**Stored data:**
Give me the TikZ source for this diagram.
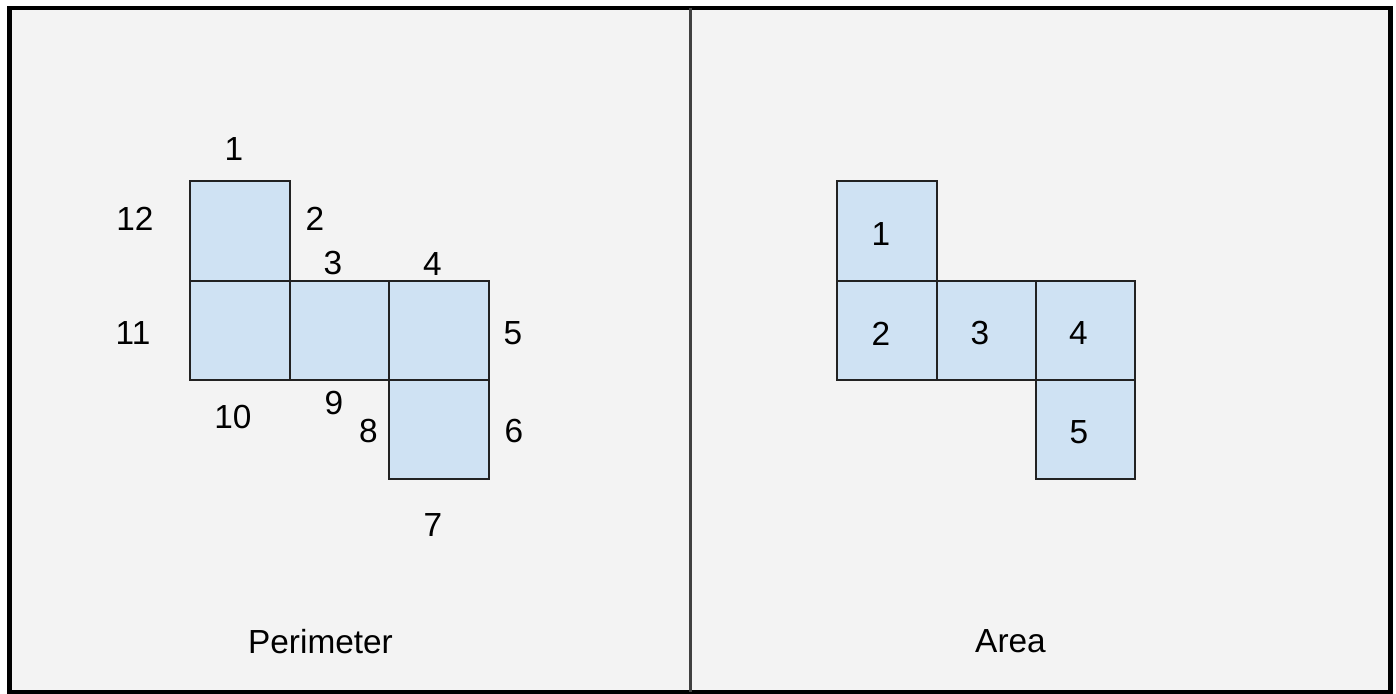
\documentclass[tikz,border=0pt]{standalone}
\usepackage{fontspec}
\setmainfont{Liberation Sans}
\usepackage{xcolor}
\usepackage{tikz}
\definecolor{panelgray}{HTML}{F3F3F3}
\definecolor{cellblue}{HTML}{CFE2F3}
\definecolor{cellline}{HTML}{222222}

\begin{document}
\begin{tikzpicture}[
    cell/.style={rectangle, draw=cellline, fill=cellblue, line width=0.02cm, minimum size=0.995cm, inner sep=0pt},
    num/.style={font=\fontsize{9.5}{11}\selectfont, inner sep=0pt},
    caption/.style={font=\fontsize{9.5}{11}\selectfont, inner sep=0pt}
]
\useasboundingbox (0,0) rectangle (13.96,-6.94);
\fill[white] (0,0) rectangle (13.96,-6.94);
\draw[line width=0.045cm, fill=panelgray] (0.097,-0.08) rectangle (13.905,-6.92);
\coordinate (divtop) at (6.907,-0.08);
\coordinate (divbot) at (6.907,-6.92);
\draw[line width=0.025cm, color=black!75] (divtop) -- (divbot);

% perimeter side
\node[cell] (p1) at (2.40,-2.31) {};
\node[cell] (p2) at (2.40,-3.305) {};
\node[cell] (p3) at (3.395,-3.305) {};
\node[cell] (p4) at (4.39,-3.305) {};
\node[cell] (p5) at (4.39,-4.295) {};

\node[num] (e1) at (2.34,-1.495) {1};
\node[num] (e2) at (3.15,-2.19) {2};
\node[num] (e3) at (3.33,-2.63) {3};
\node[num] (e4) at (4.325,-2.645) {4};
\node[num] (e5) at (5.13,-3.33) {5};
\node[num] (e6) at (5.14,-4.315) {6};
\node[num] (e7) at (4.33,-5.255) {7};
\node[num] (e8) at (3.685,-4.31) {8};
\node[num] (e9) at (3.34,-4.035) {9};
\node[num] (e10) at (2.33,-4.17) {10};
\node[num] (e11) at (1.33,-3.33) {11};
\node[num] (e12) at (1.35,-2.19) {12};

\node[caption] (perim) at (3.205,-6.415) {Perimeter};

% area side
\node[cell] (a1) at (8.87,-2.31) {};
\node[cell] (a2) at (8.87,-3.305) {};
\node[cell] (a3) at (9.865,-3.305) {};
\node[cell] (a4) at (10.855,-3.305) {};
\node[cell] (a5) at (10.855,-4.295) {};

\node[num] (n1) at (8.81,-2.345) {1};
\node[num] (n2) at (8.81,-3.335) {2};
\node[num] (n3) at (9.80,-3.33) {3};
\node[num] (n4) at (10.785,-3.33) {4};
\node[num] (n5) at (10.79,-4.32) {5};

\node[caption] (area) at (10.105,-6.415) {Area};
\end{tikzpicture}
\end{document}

**What is needed:**
Omitting all pictures, restate exactly the lines of the material from its start through the line that contains "(p5) at (4.39,-4.295)".

**Output below:**
Give me the TikZ source for this diagram.
\documentclass[tikz,border=0pt]{standalone}
\usepackage{fontspec}
\setmainfont{Liberation Sans}
\usepackage{xcolor}
\usepackage{tikz}
\definecolor{panelgray}{HTML}{F3F3F3}
\definecolor{cellblue}{HTML}{CFE2F3}
\definecolor{cellline}{HTML}{222222}

\begin{document}
\begin{tikzpicture}[
    cell/.style={rectangle, draw=cellline, fill=cellblue, line width=0.02cm, minimum size=0.995cm, inner sep=0pt},
    num/.style={font=\fontsize{9.5}{11}\selectfont, inner sep=0pt},
    caption/.style={font=\fontsize{9.5}{11}\selectfont, inner sep=0pt}
]
\useasboundingbox (0,0) rectangle (13.96,-6.94);
\fill[white] (0,0) rectangle (13.96,-6.94);
\draw[line width=0.045cm, fill=panelgray] (0.097,-0.08) rectangle (13.905,-6.92);
\coordinate (divtop) at (6.907,-0.08);
\coordinate (divbot) at (6.907,-6.92);
\draw[line width=0.025cm, color=black!75] (divtop) -- (divbot);

% perimeter side
\node[cell] (p1) at (2.40,-2.31) {};
\node[cell] (p2) at (2.40,-3.305) {};
\node[cell] (p3) at (3.395,-3.305) {};
\node[cell] (p4) at (4.39,-3.305) {};
\node[cell] (p5) at (4.39,-4.295) {};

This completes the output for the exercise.